There are downsides to shifting to overt Pentagon management of the aid program. The CIA can use secret sources and channels, while the Defense Department is more open about its training activities. DOD is also much more bureaucratic about what it does, and thus slower and more cautious.

 I hope the proposed change isn't just a way to evade tight oversight by the intelligence committees in favor of the more forgiving oversight of the armed services committees.  At least the foreign policy committees would have a better chance of learning what's happening if DOD ran the program. Those panels are mostly denied access to CIA activities.

What will Congress vote on?

Congress, whose main output is words, is beginning to fight over which words to use on Syria policy. The Senate Foreign Relations Committee may vote as early as today on draft language worked out between the chairman and ranking Republican, Senators Menendez and Corker. Meanwhile, two House Democrats, who both worked on the Foreign Relations Committee decades ago, are circulating language approving military action but trying to limit the scope and duration of its use. No doubt other amendments will be offered in the Senate Committee today and later in the House.

That's good. Congress should act in some definitive way on the president's request, and the Senate language looks reasonable as a way of giving constrained support for military action. The most likely amendments, I would guess, would be measures authorizing support to the Syrian opposition short of U.S. troops.
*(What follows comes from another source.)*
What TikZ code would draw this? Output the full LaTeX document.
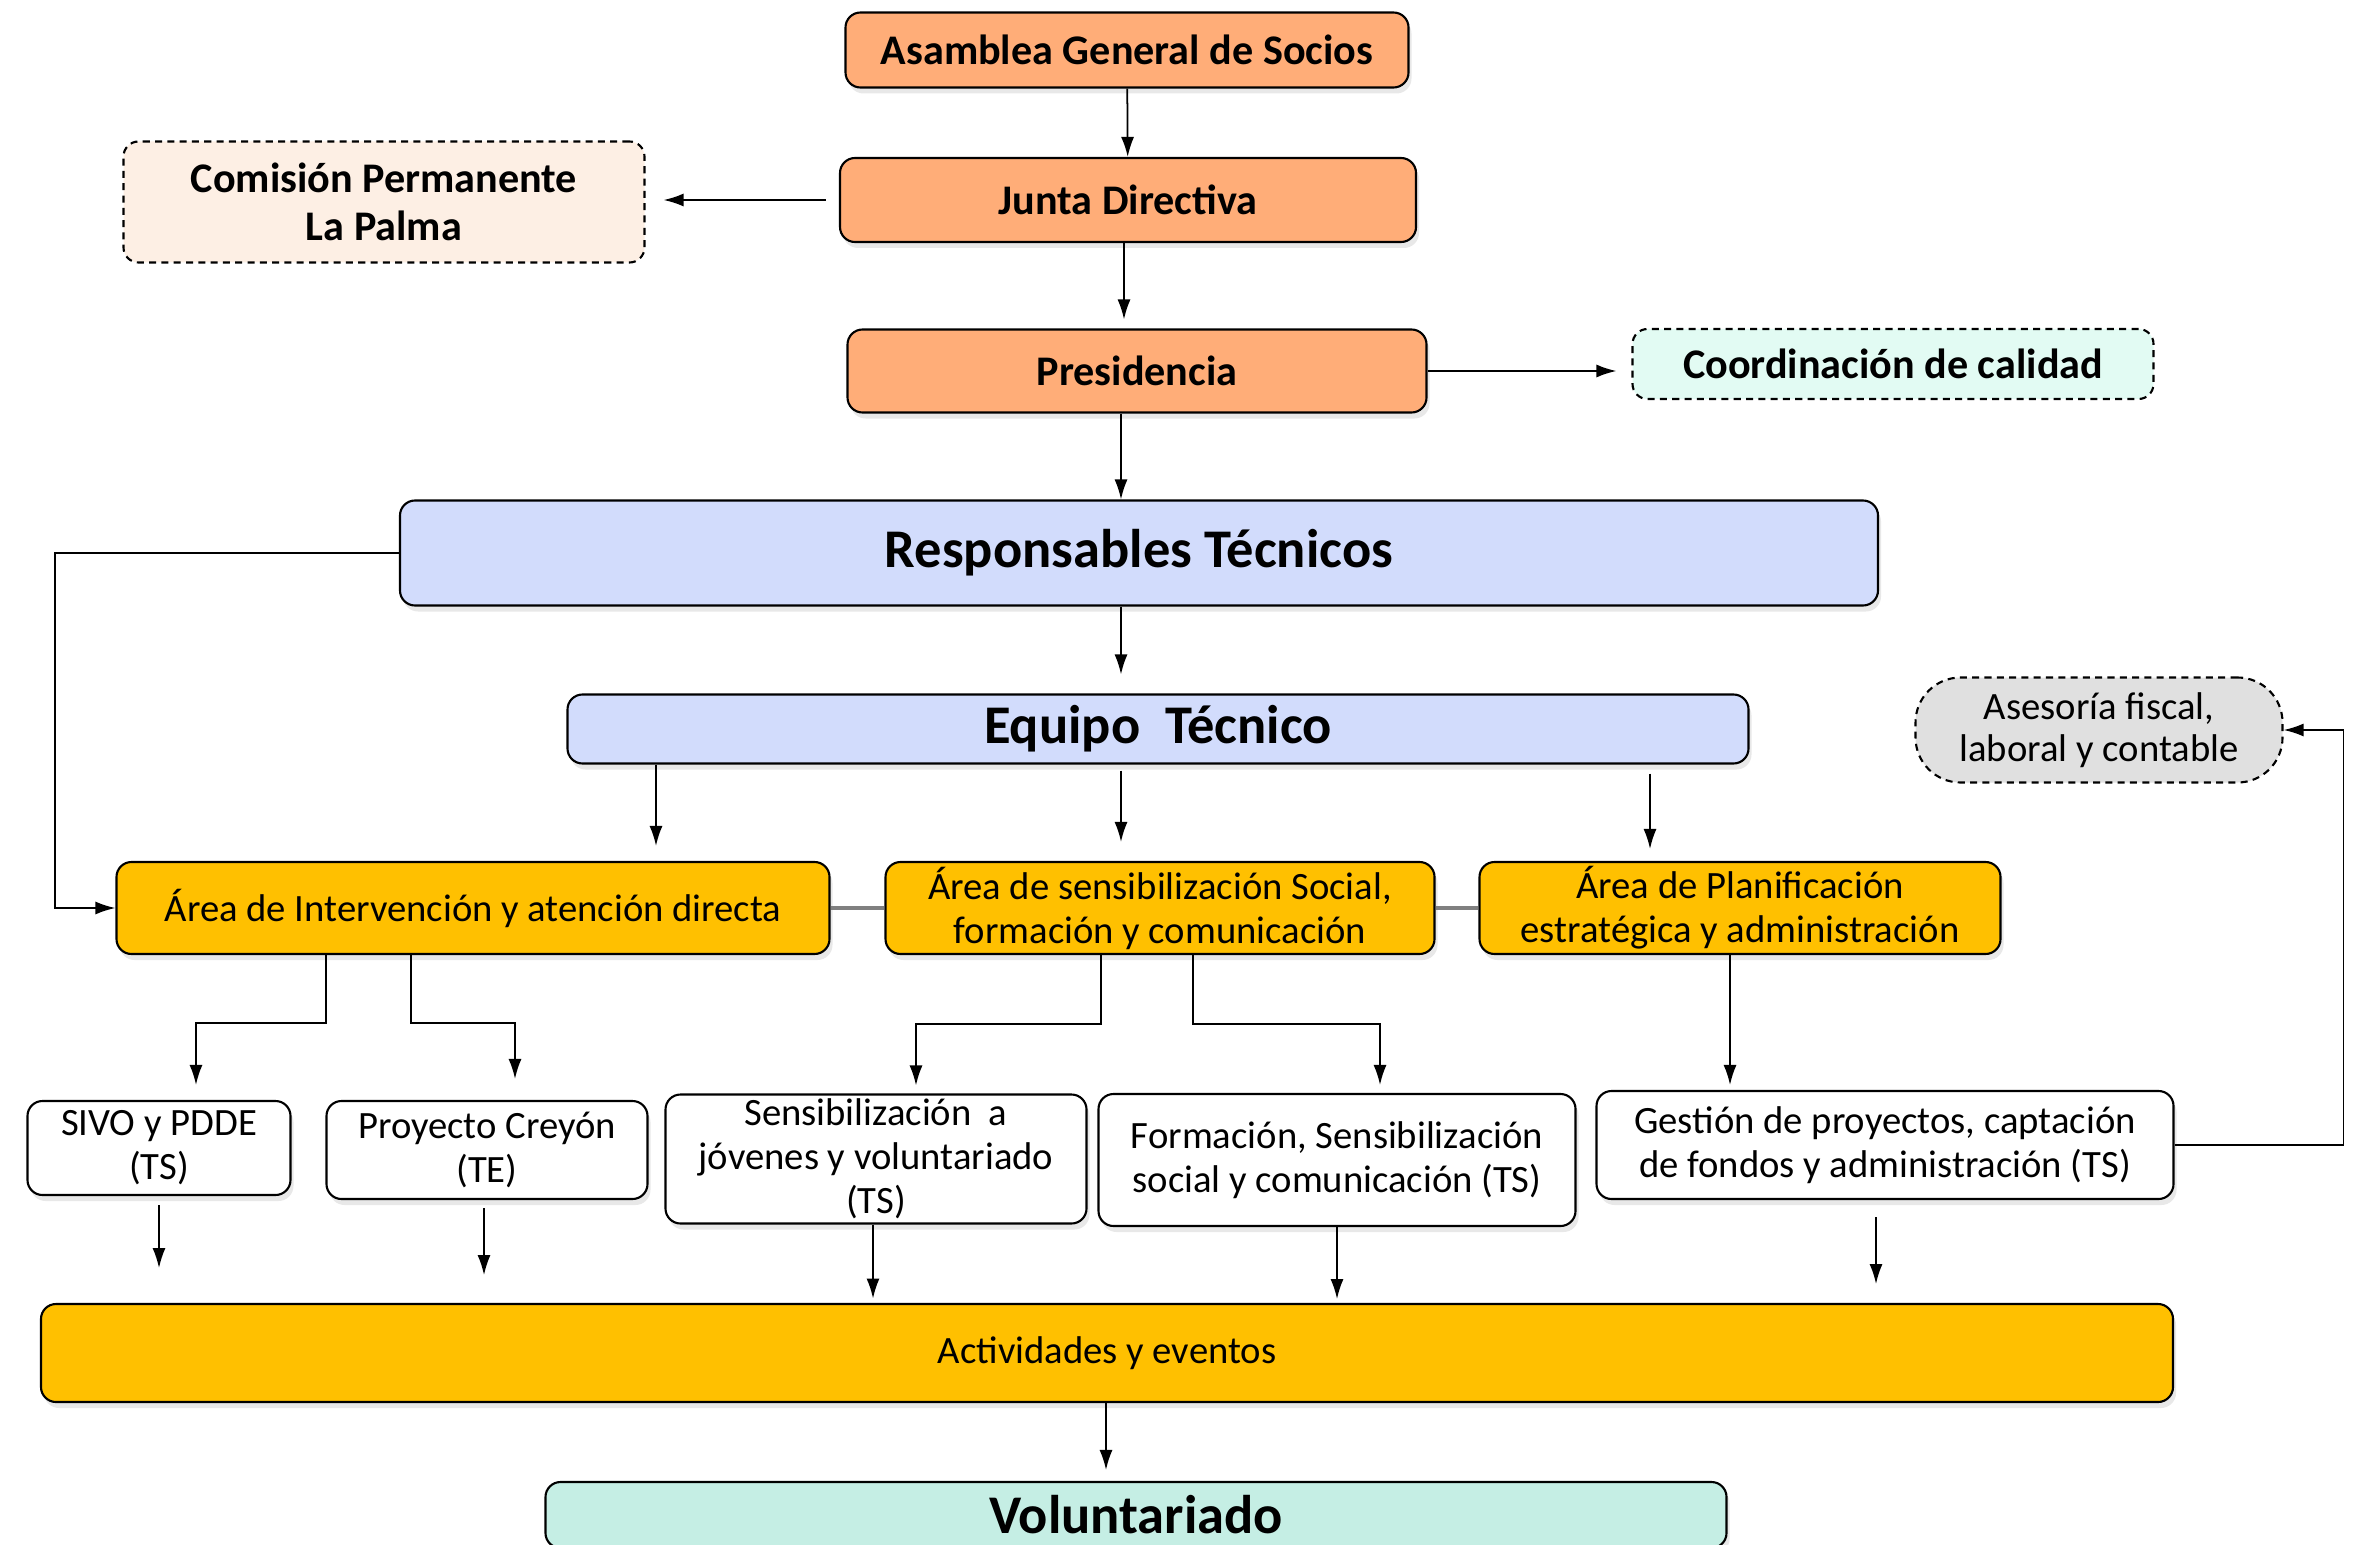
\documentclass[tikz,border=0pt]{standalone}
\usepackage{fontspec}
\setmainfont{Carlito}
\usetikzlibrary{arrows.meta,shadows}
\definecolor{salmon}{HTML}{FFAD78}
\definecolor{peach}{HTML}{FDEFE4}
\definecolor{mint}{HTML}{E2FBF3}
\definecolor{lavanda}{HTML}{D2DCFC}
\definecolor{ambar}{HTML}{FFC000}
\definecolor{gris}{HTML}{E0E0E0}
\definecolor{aguamarina}{HTML}{C5EEE4}
\tikzset{
  caja/.style={draw,line width=0.6pt,rounded corners=0.15cm,align=center,inner sep=0pt,
    drop shadow={opacity=0.18,shadow xshift=0.03cm,shadow yshift=-0.06cm}},
  gobierno/.style={caja,fill=salmon,font=\fontsize{12}{14}\selectfont\bfseries},
  externa/.style={draw,line width=0.6pt,dash pattern=on 2pt off 1.5pt,rounded corners=0.15cm,align=center,inner sep=0pt},
  tecnico/.style={caja,fill=lavanda,font=\fontsize{15.5}{18}\selectfont\bfseries},
  area/.style={caja,fill=ambar,font=\fontsize{11}{12.5}\selectfont},
  unidad/.style={caja,fill=white,font=\fontsize{11}{12.5}\selectfont},
  arr/.style={line width=0.5pt,-{Latex[length=0.2cm,width=0.13cm]}},
  enlace/.style={line width=1.2pt,draw=gray}
}

\begin{document}
\begin{tikzpicture}
  \useasboundingbox (0,0) rectangle (23.59,-15.45);
  % gobierno
  \node[gobierno,minimum width=5.63cm,minimum height=0.75cm] (asam) at (11.27,-0.50) {Asamblea General de Socios};
  \node[gobierno,minimum width=5.76cm,minimum height=0.84cm] (junta) at (11.28,-2.00) {Junta Directiva};
  \node[gobierno,minimum width=5.79cm,minimum height=0.83cm] (pres) at (11.37,-3.71) {Presidencia};
  \node[externa,fill=peach,font=\fontsize{12}{13.7}\selectfont\bfseries,minimum width=5.21cm,minimum height=1.21cm] (com) at (3.84,-2.02) {Comisión Permanente\\La Palma};
  \node[externa,fill=mint,font=\fontsize{12}{14}\selectfont\bfseries,minimum width=5.21cm,minimum height=0.70cm] (coord) at (18.93,-3.64) {Coordinación de calidad};
  \draw[arr] (asam) -- (junta);
  \draw[arr,shorten >=0.09cm] ([xshift=-0.04cm]junta.south) -- ([xshift=-0.04cm]junta.south |- pres.north);
  \draw[arr,shorten <=0.13cm,shorten >=0.18cm] (junta.west) -- (junta.west -| com.east);
  \draw[arr,shorten >=0.15cm] (pres.east) -- (pres.east -| coord.west);

  % equipo
  \node[tecnico,minimum width=14.78cm,minimum height=1.05cm] (resp) at (11.39,-5.53) {Responsables Técnicos};
  \node[tecnico,minimum width=11.81cm,minimum height=0.69cm] (equipo) at (11.58,-7.29) {Equipo~~Técnico};
  \draw[arr] ([xshift=-0.16cm]pres.south) -- ([xshift=-0.16cm]pres.south |- resp.north);
  \draw[arr,shorten >=0.19cm] ([xshift=-0.18cm]resp.south) -- ([xshift=-0.18cm]resp.south |- equipo.north);

  % areas
  \node[area,minimum width=7.13cm,minimum height=0.92cm] (area1) at (4.73,-9.08) {Área de Intervención y atención directa};
  \node[area,minimum width=5.49cm,minimum height=0.92cm] (area2) at (11.60,-9.08) {Área de sensibilización Social,\\formación y comunicación};
  \node[area,minimum width=5.21cm,minimum height=0.92cm] (area3) at (17.40,-9.08) {Área de Planificación\\estratégica y administración};
  \node[externa,fill=gris,rounded corners=0.45cm,font=\fontsize{11}{12}\selectfont,minimum width=3.67cm,minimum height=1.05cm] (ases) at (20.99,-7.30) {Asesoría fiscal,\\laboral y contable};
  \draw[enlace] (area1.east) -- (area2.west);
  \draw[enlace] (area2.east) -- (area3.west);
  \draw[arr] ([xshift=1.83cm]area1.north |- equipo.south) -- ([xshift=1.83cm,yshift=0.15cm]area1.north);
  \draw[arr] ([xshift=-0.39cm,yshift=-0.06cm]area2.north |- equipo.south) -- ([xshift=-0.39cm,yshift=0.19cm]area2.north);
  \draw[arr] ([xshift=-0.90cm,yshift=-0.09cm]area3.north |- equipo.south) -- ([xshift=-0.90cm,yshift=0.12cm]area3.north);
  \draw[arr] (resp.west) -- ++(-3.44,0) |- (area1.west);

  % unidades
  \node[unidad,minimum width=2.63cm,minimum height=0.94cm] (sivo) at (1.59,-11.48) {SIVO y PDDE\\(TS)};
  \node[unidad,minimum width=3.21cm,minimum height=0.98cm] (creyon) at (4.87,-11.50) {Proyecto Creyón\\(TE)};
  \node[unidad,minimum width=4.21cm,minimum height=1.29cm] (sens) at (8.76,-11.59) {Sensibilización~~a\\jóvenes y voluntariado\\(TS)};
  \node[unidad,minimum width=4.77cm,minimum height=1.32cm] (form) at (13.37,-11.60) {Formación, Sensibilización\\social y comunicación (TS)};
  \node[unidad,minimum width=5.77cm,minimum height=1.08cm] (gest) at (18.85,-11.45) {Gestión de proyectos, captación\\de fondos y administración (TS)};
  \draw[arr] ([xshift=-1.47cm]area1.south) -- ++(0,-0.68) -| ([xshift=0.37cm,yshift=0.15cm]sivo.north);
  \draw[arr] ([xshift=-0.62cm]area1.south) -- ++(0,-0.68) -| ([xshift=0.28cm,yshift=0.21cm]creyon.north);
  \draw[arr] ([xshift=-0.59cm]area2.south) -- ++(0,-0.69) -| ([xshift=0.40cm,yshift=0.08cm]sens.north);
  \draw[arr] ([xshift=0.33cm]area2.south) -- ++(0,-0.69) -| ([xshift=0.43cm,yshift=0.08cm]form.north);
  \draw[arr] ([xshift=-0.10cm]area3.south) -- ([xshift=-1.55cm,yshift=0.05cm]gest.north);
  \draw[arr] (gest.east) -- ++(1.69,0) |- (ases.east);

  % actividades
  \node[area,minimum width=21.32cm,minimum height=0.98cm] (act) at (11.07,-13.53) {Actividades y eventos};
  \node[caja,fill=aguamarina,font=\fontsize{15.5}{18}\selectfont\bfseries,minimum width=11.81cm,minimum height=0.66cm] (vol) at (11.36,-15.15) {Voluntariado};
  \draw[arr] ([yshift=-0.09cm]sivo.south) -- ++(0,-0.63);
  \draw[arr] ([xshift=-0.03cm,yshift=-0.08cm]creyon.south) -- ++(0,-0.67);
  \draw[arr] ([xshift=-0.03cm]sens.south) -- ++(0,-0.74);
  \draw[arr] (form.south) -- ++(0,-0.72);
  \draw[arr] ([xshift=-0.09cm,yshift=-0.17cm]gest.south) -- ++(0,-0.67);
  \draw[arr,shorten >=0.11cm] ([xshift=-0.01cm]act.south) -- ([xshift=-0.01cm]act.south |- vol.north);
\end{tikzpicture}
\end{document}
Each member of Congress is probably calculating, How will it look at the next election if I vote for this, and we wind up in a messy war, or if I vote against it and Assad makes further use of chemical weapons? They remember the many Democrats who voted against the 1991 war against Iraq and later regretted their votes, as well as those who voted for the 2003 war against Iraq [like John Kerry and Hillary Clinton] and later regretted those votes.

It's worth noting, by the way, that because the language specifically invokes the 1973 War Powers Act, the measure is guaranteed expedited floor consideration, with no filibuster allowed in the Senate.